Zietlow began stage one of his world tour by first driving from the Atlantic Ocean (Lisbon, Portugal) to the Pacific Ocean (ending in Tokyo).  Stage two consists of a drive from Tierra del Fuego to Alaska. By the end of this road trip, spanning over 24,855 miles, Zietlow and his team will have driven the world's two longest roads – Russia's "Amur Transcontinental" and the "Panamericana" –-all of it in Volkswagen Caddy Maxi EcoFuel, and all without gasoline.

The current leg of the marathon tour, the "EcoFuel-TransAmericana," runs along the legendary "Panamericana." With its 15,534 miles, the longest and most famous road of the world bisects the American double continent. The starter's gun fired on January 2, 2010, in Rio Grande, Argentina at the southernmost natural gas fuel station in the world and will end in Alaska at the world's northernmost natural gas fuel station.  The vehicle transporting this ambitious team is the VW Caddy Maxi EcoFuel, the new "natural gas long-distance champion." No other series vehicle can drive 600 kilometers using natural gas only.

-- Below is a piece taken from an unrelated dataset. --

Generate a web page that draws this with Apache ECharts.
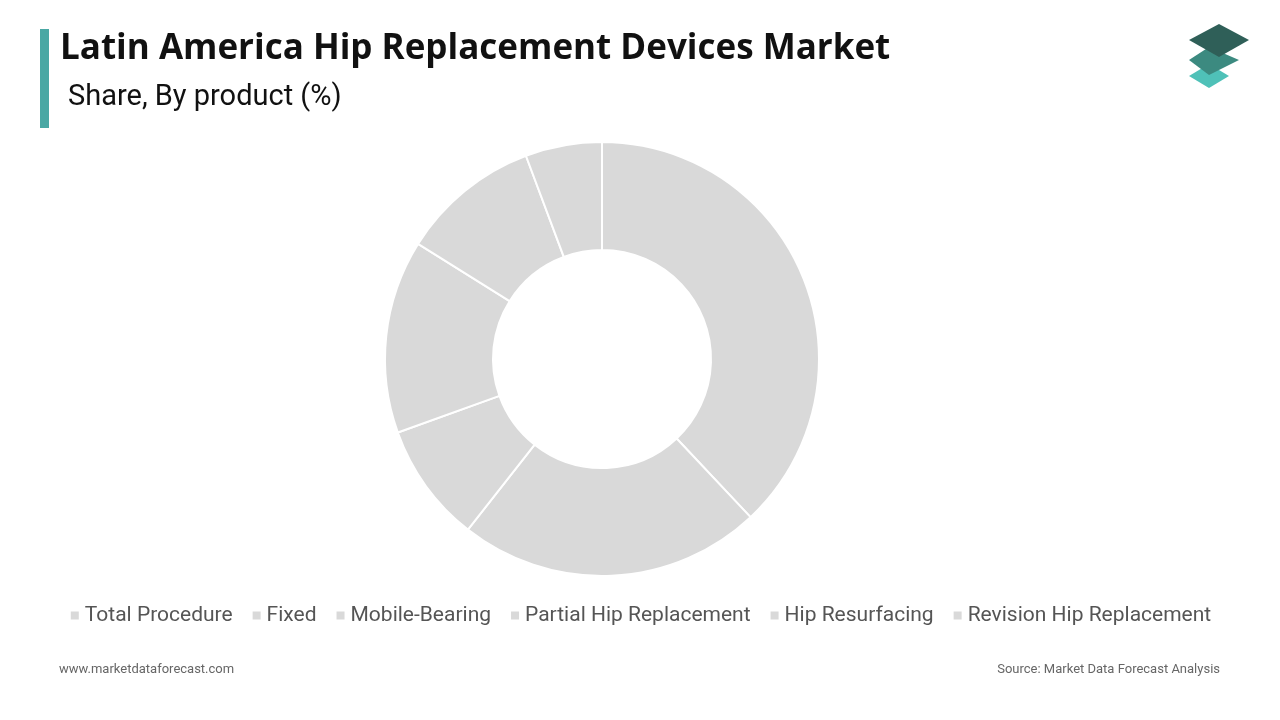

Holding two places in the Guinness Book of World Records for his auto adventures, it is natural that Zietlow would partner with another leader in the global natural gas equipment industry.  A newcomer to the United States, but certainly not to the natural gas market, the Landi Renzo Group has been in the business of sustainable mobility for more than 50 years with a presence in over 50 countries worldwide. Landi Renzo is a global leader in the design and manufacture of systems for liquefied petroleum gas and compressed natural gas vehicles.  Andrea Landi, President of Landi Renzo USA, joined the lunch and commented on their support of Zeitlow's mission. "We share a spirit of adventure as a pioneer in this sector." Landi Renzo recently chose Torrance, California as the headquarters for Landi Renzo USA, and operations will commence at that location in April 2010.  "Innovation is at the core of our philosophy. We want to contribute the benefits of our global experience by take a leading role in building a new future."